I have built many 390, 428, 427 engines and a few were used for daily drivers. Those worked very well with stock 1850 Holley 600 cfm carburetors. Very responsive. To extract the most hp out of his combination, a 735-780 cfm carb would work better, but the carb size is not causing his problems. There could be many possible problems, but most likely would be timing.
I've heard various opinions on cfm. Most seem to say the 600 is planty big enough so I tend to believe that. I've heard guys say a 600 is small for even a 350 Chevy. It all depends on max rpms and I don't plan on ever taking it over 5000. My problem probably lies in the compression ratio and/or timing. They say most carb problems are actually timing issues.
I've heard various opinions on cfm. Most seem to say the 600 is planty big enough so I tend to believe that. I've heard guys say a 600 is small for even a 350 Chevy. It all depends on max rpms and I don't plan on ever taking it over 5000. My problem probably lies in the compression ratio and/or timing. They say most carb problems are actually timing issues.
And they are right. Or something else related to the ignition system. The carb is small for that engine size, but all that will do is limit the topend power, it will improve the bottomend and throttle response. It more than likely will need to be tuned (jets and metering rod changes) to get the fuel curve where it needs to be with the vacuum being pulled on it with that many cubes sucking thru it. Try pulling back the timing a few degrees (4-6) and see how it runs, then work on tuning the carb. Read the spark plugs first before touching the carb.

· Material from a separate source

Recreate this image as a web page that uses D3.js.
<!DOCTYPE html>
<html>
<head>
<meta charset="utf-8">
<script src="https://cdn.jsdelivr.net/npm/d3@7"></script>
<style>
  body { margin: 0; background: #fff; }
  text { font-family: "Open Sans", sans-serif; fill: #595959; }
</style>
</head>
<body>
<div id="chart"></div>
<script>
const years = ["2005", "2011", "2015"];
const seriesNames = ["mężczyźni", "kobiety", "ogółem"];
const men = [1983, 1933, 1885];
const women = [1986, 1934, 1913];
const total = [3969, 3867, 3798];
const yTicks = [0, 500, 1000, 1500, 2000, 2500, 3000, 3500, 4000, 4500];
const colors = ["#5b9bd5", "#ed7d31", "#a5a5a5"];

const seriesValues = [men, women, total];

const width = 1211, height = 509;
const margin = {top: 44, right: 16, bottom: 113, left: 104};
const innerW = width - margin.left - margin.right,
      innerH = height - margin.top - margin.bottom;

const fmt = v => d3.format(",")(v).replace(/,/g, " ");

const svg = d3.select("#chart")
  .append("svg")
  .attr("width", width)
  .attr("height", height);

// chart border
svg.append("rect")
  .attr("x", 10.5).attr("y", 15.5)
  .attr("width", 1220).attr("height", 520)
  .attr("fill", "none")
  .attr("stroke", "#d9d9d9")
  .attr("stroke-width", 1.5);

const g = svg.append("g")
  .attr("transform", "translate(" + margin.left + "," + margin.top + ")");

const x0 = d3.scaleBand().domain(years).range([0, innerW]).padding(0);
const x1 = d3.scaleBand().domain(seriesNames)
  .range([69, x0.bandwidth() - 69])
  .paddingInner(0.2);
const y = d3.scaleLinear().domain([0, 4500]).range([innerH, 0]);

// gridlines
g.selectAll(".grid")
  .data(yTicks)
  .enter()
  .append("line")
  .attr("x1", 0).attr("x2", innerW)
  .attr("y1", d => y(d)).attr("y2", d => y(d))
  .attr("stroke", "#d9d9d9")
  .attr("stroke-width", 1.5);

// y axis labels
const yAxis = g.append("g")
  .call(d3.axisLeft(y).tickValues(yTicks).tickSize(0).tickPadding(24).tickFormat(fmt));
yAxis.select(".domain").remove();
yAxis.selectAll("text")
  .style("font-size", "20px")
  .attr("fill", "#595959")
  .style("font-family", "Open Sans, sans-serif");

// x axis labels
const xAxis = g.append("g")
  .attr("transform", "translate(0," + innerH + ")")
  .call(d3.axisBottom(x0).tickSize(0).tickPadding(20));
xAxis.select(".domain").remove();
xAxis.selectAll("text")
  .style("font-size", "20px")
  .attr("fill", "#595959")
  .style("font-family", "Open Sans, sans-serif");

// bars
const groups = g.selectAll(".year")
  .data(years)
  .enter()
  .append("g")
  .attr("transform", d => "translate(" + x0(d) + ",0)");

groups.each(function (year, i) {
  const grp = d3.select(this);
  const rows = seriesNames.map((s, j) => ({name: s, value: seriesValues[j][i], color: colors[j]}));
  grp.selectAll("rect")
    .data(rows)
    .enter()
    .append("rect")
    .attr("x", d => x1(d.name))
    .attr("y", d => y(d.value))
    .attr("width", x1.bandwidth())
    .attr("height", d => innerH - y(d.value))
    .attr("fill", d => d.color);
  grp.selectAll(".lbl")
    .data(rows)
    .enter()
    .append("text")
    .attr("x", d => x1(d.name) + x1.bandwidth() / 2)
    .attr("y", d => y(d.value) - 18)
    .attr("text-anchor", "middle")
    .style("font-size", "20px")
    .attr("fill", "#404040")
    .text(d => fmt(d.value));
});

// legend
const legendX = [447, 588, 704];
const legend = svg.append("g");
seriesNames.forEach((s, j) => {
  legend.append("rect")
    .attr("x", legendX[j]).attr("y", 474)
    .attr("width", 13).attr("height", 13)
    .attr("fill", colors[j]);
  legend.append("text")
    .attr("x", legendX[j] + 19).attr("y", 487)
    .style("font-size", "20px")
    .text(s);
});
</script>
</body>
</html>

I backed it off to 6* and it didn't run much better but ran really hot so I parked it. I'll monkey with the timing at 12* and see about the vacuum advance, if I can't make any headway I guess I'll yank the motor out and measure everything again and see where I need to make adjustments. I don't really want to run 10.5 compression, but if that's the lowest I can get with my combo then I'll upgrade the camshaft.

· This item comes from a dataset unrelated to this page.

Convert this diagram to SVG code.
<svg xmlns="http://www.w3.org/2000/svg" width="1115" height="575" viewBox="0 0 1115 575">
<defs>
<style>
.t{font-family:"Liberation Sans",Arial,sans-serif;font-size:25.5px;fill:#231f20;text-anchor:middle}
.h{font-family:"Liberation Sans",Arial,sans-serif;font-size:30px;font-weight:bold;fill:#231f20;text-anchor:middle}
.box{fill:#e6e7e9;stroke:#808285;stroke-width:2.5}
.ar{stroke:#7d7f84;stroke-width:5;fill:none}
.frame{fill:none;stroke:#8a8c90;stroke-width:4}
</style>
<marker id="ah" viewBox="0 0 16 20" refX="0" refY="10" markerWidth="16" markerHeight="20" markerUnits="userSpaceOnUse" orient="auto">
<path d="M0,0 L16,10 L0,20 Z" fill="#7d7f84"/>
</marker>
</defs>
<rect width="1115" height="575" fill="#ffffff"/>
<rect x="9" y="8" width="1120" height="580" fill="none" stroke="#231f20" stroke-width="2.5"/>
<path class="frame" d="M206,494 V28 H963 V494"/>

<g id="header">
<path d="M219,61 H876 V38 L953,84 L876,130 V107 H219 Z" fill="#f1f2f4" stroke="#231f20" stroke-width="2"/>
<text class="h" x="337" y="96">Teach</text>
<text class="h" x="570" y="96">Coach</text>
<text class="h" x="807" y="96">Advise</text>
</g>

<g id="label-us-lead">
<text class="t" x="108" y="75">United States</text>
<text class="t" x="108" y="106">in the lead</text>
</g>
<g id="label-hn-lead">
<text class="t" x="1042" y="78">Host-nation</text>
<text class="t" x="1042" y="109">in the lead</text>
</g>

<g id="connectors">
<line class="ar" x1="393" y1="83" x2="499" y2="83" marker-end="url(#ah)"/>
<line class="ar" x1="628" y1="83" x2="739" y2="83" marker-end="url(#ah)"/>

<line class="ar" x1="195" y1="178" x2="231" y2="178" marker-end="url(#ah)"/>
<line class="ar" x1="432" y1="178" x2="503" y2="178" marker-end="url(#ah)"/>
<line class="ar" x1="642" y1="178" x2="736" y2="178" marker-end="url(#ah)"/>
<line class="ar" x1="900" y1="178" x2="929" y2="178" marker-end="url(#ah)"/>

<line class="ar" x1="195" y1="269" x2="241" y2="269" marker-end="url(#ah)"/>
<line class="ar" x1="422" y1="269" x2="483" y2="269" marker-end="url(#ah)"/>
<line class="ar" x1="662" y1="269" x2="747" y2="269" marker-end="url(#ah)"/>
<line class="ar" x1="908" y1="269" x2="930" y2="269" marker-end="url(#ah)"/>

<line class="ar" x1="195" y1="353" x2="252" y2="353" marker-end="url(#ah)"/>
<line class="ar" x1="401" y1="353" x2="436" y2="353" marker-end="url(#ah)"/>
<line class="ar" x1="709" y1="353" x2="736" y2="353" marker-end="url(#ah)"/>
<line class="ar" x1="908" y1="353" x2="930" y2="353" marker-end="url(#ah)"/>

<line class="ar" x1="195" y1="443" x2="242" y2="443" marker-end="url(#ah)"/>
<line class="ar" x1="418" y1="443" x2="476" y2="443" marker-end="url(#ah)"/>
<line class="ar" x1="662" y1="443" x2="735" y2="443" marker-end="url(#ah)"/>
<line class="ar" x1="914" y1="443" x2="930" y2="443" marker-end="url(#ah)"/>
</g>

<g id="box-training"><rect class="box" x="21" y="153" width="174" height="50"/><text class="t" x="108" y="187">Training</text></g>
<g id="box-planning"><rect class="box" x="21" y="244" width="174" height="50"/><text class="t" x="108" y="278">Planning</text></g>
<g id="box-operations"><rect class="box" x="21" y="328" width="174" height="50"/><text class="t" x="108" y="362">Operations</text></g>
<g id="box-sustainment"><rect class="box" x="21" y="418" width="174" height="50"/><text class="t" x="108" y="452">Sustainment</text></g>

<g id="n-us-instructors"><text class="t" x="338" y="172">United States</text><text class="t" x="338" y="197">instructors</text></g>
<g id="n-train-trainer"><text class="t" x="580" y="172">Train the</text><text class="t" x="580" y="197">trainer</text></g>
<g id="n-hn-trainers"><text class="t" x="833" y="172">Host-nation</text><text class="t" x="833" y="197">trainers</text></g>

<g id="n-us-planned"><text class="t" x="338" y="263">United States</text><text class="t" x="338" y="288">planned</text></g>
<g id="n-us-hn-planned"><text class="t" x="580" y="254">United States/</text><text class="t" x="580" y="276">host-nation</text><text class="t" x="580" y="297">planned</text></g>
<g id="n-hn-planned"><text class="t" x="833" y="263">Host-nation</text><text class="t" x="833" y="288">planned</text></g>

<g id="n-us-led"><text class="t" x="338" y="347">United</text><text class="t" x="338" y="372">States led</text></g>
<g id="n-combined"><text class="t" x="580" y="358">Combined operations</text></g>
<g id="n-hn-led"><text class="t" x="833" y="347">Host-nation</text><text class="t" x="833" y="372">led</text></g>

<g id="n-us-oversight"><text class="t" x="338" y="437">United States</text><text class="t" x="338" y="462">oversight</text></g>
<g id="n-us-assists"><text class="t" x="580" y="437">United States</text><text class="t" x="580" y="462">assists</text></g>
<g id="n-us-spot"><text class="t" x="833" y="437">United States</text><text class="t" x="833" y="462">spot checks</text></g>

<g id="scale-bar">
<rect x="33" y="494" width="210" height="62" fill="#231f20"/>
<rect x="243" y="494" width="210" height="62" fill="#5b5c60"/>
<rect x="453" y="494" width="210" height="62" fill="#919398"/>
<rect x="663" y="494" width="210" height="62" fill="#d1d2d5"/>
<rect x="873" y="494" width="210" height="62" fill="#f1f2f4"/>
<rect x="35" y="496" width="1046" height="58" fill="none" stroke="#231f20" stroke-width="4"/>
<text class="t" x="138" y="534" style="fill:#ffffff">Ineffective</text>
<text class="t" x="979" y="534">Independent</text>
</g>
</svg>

What octane fuel are you running in this ? Should be no less than 93 octane. I would also check to see that the balancer's outer ring hasn't slipped, giving you a false reading on the timing. Get #1 to TDC and see where the pointer is in relation to the balancer's timing marks.
I'm running 93 and I checked the balancer a few weeks when I had the distributor out. I brought it to top dead center and the line and pointer were aligned.
Not to sound like a broken record but if I were you i'd try an adjustable vacuum canister, your motor is no longer stock but you're using a vacuum canister calibrated for a stock application.
Put a timing light on the motor with the vacuum advance line connected, you should see 14-16 degrees of vacuum advance (on top of your initial advance), if it's much less i'd consider an adj. vac. canister that can be "tuned" so you can get the vacuum advance dialed-in.
If you're running your Eddy carb "right outta the box" i'd also recommend fattening up the mixture a bit with a metering rod and/or jet change.
Put a timing light on the motor with the vacuum advance line connected, you should see 14-16 degrees of vacuum advance (on top of your initial advance), if it's much less i'd consider an adj. vac. canister that can be "tuned" so you can get the vacuum advance dialed-in.
Just to clarify this: He will only see that if he's connected it to full manifold vacuum. With it connected to ported vacuum, he will see no change at idle.
Just to clarify this: He will only see that if he's connected it to full manifold vacuum. With it connected to ported vacuum, he will see no change at idle.
Good point, I neglected to mention that as i'm pretty sure the OP is sourcing a ported vacuum signal for his advance.
The first thing I do will be check the vacuum advance. Like I said, I originally went into this with 9.5 to 1 compression planned, I must be missing something now when I calculated 10.5 to 1. So I'll check the vacuum. I did go a few steps richer with the jet and rod set I got but I'll mess with that some more also.
Now if i hook the vacuum to a manifold port, will that show me how much vacuum I'll pull with it hooked to the ported slot?